As someone who has been an iPhone Pro Max user since the Pro Max line was released, the iPhone 13 Pro Max offers significant and noticeable battery life improvements. And that's a key: noticeable. In previous years Apple has talked about improved battery life in vague terms, and what they delivered was similarly vague. You could see and feel small improvements if you looked closely enough, but battery life felt the same in day-to-day usage. 

From talking to both prospective buyers and those who already made the leap to the 13, better battery life topped the list of reasons for wanting one (along with, "I just want the latest and greatest").

iPhone 13 sales have, despite everything, been buoyant. The limiting factor is not demand -- it's availability due to supply chain constraints.

But battery life increases by hours are rare. And iPhone refreshes come yearly, which presents a dilemma for Apple.

What to do with the iPhone 14?

It's a bit early to speculate with any degree of accuracy on what will come in fall 2022, but following 13 is going to be a challenge. So, what might Apple do?

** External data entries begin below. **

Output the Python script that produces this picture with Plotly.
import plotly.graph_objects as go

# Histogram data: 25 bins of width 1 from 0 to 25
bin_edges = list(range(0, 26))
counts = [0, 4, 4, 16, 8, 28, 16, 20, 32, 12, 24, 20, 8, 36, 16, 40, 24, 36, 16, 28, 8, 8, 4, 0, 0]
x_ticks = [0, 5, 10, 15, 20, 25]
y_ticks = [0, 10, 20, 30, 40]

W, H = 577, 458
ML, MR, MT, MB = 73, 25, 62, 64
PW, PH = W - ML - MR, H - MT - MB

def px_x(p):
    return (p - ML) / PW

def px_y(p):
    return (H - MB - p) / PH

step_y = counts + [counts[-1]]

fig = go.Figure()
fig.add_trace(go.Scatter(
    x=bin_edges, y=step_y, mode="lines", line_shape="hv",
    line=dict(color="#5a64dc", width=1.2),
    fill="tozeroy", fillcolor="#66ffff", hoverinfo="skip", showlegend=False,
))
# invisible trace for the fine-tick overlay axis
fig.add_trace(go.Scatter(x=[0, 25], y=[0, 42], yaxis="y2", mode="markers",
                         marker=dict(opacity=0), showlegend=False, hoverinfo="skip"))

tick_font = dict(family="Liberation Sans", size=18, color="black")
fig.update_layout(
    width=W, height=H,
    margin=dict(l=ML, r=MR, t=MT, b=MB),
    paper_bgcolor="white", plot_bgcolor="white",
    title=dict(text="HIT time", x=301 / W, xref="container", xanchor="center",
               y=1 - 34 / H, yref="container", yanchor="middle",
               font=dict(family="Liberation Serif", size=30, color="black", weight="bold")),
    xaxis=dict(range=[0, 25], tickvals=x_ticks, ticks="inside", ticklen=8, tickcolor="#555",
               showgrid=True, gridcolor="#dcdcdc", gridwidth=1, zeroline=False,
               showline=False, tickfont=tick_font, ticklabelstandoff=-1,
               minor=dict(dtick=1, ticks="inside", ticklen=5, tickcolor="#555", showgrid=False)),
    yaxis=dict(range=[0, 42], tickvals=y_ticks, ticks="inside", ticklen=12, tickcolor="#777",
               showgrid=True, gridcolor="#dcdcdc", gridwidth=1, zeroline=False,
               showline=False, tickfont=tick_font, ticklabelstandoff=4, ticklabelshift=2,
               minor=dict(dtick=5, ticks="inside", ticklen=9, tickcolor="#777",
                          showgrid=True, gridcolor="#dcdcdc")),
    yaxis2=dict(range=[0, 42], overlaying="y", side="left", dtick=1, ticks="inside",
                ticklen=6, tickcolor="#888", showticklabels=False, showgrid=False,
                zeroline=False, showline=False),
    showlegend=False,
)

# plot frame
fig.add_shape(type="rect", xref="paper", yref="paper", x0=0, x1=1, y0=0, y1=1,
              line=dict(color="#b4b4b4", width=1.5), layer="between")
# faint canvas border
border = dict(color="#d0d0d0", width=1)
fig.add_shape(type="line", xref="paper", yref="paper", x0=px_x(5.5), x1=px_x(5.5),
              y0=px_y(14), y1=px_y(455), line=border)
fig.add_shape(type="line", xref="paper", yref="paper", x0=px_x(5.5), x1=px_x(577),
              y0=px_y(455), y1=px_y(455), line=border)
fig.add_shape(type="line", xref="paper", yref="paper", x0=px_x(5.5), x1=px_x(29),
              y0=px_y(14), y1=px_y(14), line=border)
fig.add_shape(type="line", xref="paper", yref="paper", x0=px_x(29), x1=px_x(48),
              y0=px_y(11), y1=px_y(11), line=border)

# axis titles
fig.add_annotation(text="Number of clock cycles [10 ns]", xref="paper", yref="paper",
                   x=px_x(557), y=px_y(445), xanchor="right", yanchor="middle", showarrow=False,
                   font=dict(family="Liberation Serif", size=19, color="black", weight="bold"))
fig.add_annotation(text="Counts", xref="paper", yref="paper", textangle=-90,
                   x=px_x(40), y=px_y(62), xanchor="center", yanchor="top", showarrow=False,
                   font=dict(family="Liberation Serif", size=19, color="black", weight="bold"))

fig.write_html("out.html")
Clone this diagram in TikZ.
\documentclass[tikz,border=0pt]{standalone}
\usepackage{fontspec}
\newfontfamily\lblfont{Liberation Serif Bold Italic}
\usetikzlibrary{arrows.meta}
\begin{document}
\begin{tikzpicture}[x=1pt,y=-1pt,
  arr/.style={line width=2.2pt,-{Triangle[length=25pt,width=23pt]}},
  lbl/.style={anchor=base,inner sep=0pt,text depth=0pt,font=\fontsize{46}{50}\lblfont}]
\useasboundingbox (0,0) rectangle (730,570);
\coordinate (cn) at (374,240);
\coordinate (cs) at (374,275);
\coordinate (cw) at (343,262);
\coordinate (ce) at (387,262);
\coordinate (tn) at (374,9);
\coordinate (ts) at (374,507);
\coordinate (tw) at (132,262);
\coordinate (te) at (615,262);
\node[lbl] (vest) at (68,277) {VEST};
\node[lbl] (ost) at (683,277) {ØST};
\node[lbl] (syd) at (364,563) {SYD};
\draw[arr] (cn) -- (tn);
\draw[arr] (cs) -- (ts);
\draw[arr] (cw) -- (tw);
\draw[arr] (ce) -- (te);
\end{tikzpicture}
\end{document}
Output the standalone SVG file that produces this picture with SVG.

When in doubt, redesign. It's a visual indication of the revolutionary step forward, even if things on the inside point to an evolutionary step. It's a cheap trick, but it works.

But I'm expecting Apple to go further: I'm expecting Apple to capitalize on the success of the Apple Silicon M1 brand.

Apple's transition away from Intel has revitalized the Mac lineup in a way that we haven't seen since Apple moved to Intel. This is why I'm fully expecting Apple to adopt the Apple Silicon M1 branding for the iPhone chip in 2022. 

But what will this mean?

Well, a superficial branding would mean slapping the logo on whatever the next-gen A-series process is going to be. The A-series Bionic brand feels cumbersome and unwieldy, and it would be a good time to drop it.

But it could go beyond just branding.

Apple has made huge leaps forward with Apple Silicon. Shifting the iPad Pro over to the M1 chip has also given Apple data on how the chip performs in a mobile environment -- specifically, data on delivering performance when it's needed while not destroying battery life. [See: M1-powered iPad Pro]

It's the perfect testing ground before plugging the chip into the iPhone.

Moving over to M1 (or whatever follow-up Apple has in store) would not only bring the iPhone chip branding in line with that of the Mac and iPad Pro, but it would also create a lifeline to new benefits and improvements.

Maybe even more battery life.

Because that' what users really want!